Hello to all there
I m new to this forum and couldnt find the answer to my question so I am creating new thread for discussion on this topic.
Recently I have taken some tests and one of many confusing question was this:
"Maximum possible number of nodes in a link list created in C is the maximum value of unsigned long integer. (True/False)"

well after thinking a lot I decided that it should be false there must be some way to make link list nodes unlimited to that number. I didnt get any reasonable and logical answer that make this statement true.

However someone said me that in C/C++ a pointer variable is allocated 4 Byte for holding the address and it automatically applies that there are fixed range of addresses that can be stored in any pointer value and as long integer is also 4 Byte so this reason makes above statement TRUE.

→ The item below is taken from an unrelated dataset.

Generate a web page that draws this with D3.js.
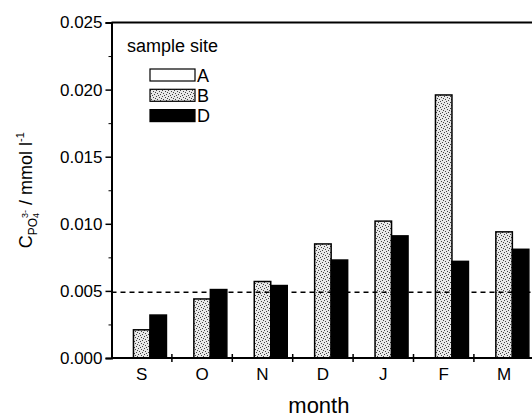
<!DOCTYPE html>
<html>
<head>
<meta charset="utf-8">
<script src="https://cdn.jsdelivr.net/npm/d3@7"></script>
<style>
  html, body { margin: 0; padding: 0; background: #fff; }
  svg { display: block; font-family: "Liberation Sans", Arial, sans-serif; }
</style>
</head>
<body>
<svg id="chart" width="532" height="417"></svg>
<script>
// ---- data ----
const months = ["S", "O", "N", "D", "J", "F", "M"];
const siteA = [null, null, null, null, null, null, null];
const siteB = [0.0021, 0.0044, 0.0057, 0.0085, 0.0102, 0.0196, 0.0094];
const siteD = [0.0032, 0.0051, 0.0054, 0.0073, 0.0091, 0.0072, 0.0081];
const sites = ["A", "B", "D"];
const yTicks = [0, 0.005, 0.010, 0.015, 0.020, 0.025];
const yMinorTicks = [0.0025, 0.0075, 0.0125, 0.0175, 0.0225];
const refLevel = 0.0049;

// ---- layout ----
const plotLeft = 111.5, plotTop = 22.5, plotBottom = 358, step = 60.4;
const plotRight = plotLeft + step * months.length;

const svg = d3.select("#chart");
const defs = svg.append("defs");
const pat = defs.append("pattern")
  .attr("id", "stipple").attr("patternUnits", "userSpaceOnUse")
  .attr("width", 6).attr("height", 6);
pat.append("rect").attr("width", 6).attr("height", 6).attr("fill", "#e8e8e8");
[[0,0],[3,1],[1,3],[4,4],[2,5],[5,2]].forEach(([px, py]) =>
  pat.append("rect").attr("x", px).attr("y", py).attr("width", 1).attr("height", 1).attr("fill", "#444"));

const x = d3.scaleBand().domain(months).range([plotLeft, plotRight]).paddingInner(0).paddingOuter(0);
const xs = d3.scaleBand().domain(sites).range([0, 49.5]);
const groupOffset = (step - 49.5) / 2;
const y = d3.scaleLinear().domain([0, 0.025]).range([plotBottom, plotTop]);

const fills = { A: "#ffffff", B: "url(#stipple)", D: "#000000" };
const series = { A: siteA, B: siteB, D: siteD };

// bars
sites.forEach(s => {
  svg.append("g").selectAll("rect")
    .data(months.map((m, i) => ({ m, v: series[s][i] })).filter(d => d.v != null))
    .join("rect")
    .attr("x", d => x(d.m) + groupOffset + xs(s))
    .attr("y", d => y(d.v))
    .attr("width", xs.bandwidth())
    .attr("height", d => y(0) - y(d.v))
    .attr("fill", fills[s])
    .attr("stroke", "#000")
    .attr("stroke-width", 1.5);
});

// dashed reference line
svg.append("line")
  .attr("x1", plotLeft).attr("x2", 532)
  .attr("y1", y(refLevel)).attr("y2", y(refLevel))
  .attr("stroke", "#000").attr("stroke-width", 1.5)
  .attr("stroke-dasharray", "5,4");

// top frame line
svg.append("line")
  .attr("x1", plotLeft).attr("x2", 532).attr("y1", plotTop).attr("y2", plotTop)
  .attr("stroke", "#000").attr("stroke-width", 2);

// y axis
const yAxis = svg.append("g").attr("transform", `translate(${plotLeft},0)`)
  .call(d3.axisLeft(y).tickValues(yTicks).tickFormat(d3.format(".3f")).tickSize(6).tickPadding(3));
yAxis.select(".domain").attr("stroke-width", 2);
yAxis.selectAll(".tick line").attr("stroke-width", 1.5);
yAxis.selectAll(".tick text").attr("font-size", 17).attr("font-family", "Liberation Sans, Arial, sans-serif").attr("fill", "#000");
svg.append("g").attr("transform", `translate(${plotLeft},0)`)
  .call(d3.axisLeft(y).tickValues(yMinorTicks).tickFormat("").tickSize(3))
  .call(g => g.select(".domain").remove());

// x axis (labels at month centres)
const xAxis = svg.append("g").attr("transform", `translate(0,${plotBottom})`)
  .call(d3.axisBottom(x).tickSize(0).tickPadding(10));
xAxis.select(".domain").attr("stroke-width", 2).attr("d", `M${plotLeft},0H532`);
xAxis.selectAll(".tick text").attr("font-size", 17).attr("font-family", "Liberation Sans, Arial, sans-serif").attr("fill", "#000");

// boundary ticks between months, crossing the axis
svg.append("g").selectAll("line")
  .data(months.slice(1))
  .join("line")
  .attr("x1", d => x(d)).attr("x2", d => x(d))
  .attr("y1", plotBottom - 4).attr("y2", plotBottom + 4)
  .attr("stroke", "#000").attr("stroke-width", 1.5);

// axis titles
svg.append("text")
  .attr("x", (plotLeft + plotRight) / 2 - 4).attr("y", 413)
  .attr("text-anchor", "middle").attr("font-size", 22)
  .text("month");

const yt = svg.append("text")
  .attr("transform", `translate(32,${(plotTop + plotBottom) / 2}) rotate(-90)`)
  .attr("text-anchor", "middle").attr("font-size", 18);
yt.append("tspan").text("C");
yt.append("tspan").attr("font-size", 12).attr("dy", 5).text("PO");
yt.append("tspan").attr("font-size", 9).attr("dy", 2).text("4");
yt.append("tspan").attr("font-size", 9).attr("dx", -5).attr("dy", -11).text("3-");
yt.append("tspan").attr("dy", 4).text(" / mmol l");
yt.append("tspan").attr("font-size", 11).attr("dy", -8).text("-1");

// legend
const lg = svg.append("g");
lg.append("text").attr("x", 127).attr("y", 52).attr("font-size", 18).text("sample site");
sites.forEach((s, i) => {
  lg.append("rect")
    .attr("x", 150).attr("y", 69 + i * 20.3)
    .attr("width", 45).attr("height", 12)
    .attr("fill", fills[s]).attr("stroke", "#000").attr("stroke-width", 1.2);
  lg.append("text")
    .attr("x", 197).attr("y", 81.5 + i * 20.3)
    .attr("font-size", 18).text(s);
});
</script>
</body>
</html>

But this reason given to me made me more confuse that why the pointer value is allocated only 4 Bytes .

I believe that experts and professionals among you will provide the reasonable and logical explanation on this topic.

>> why the pointer value is allocated only 4 Bytes
Not necessarily -- depends on the operating system and the compiler. In the days of 16-bit MS-DOS pointers were 2 bytes. On 64-bit MS-Windows pointers are 8 bytes.

The maximum number of nodes in a linked list would be limited only by memory. True, you may not be able to count more nodes than can be stored in an unsigned long integer (on 32-bit computers) but the list could certainly hold many more nodes than that assuming there is enough memory.

The file limits.h gives the maximum values of many objects.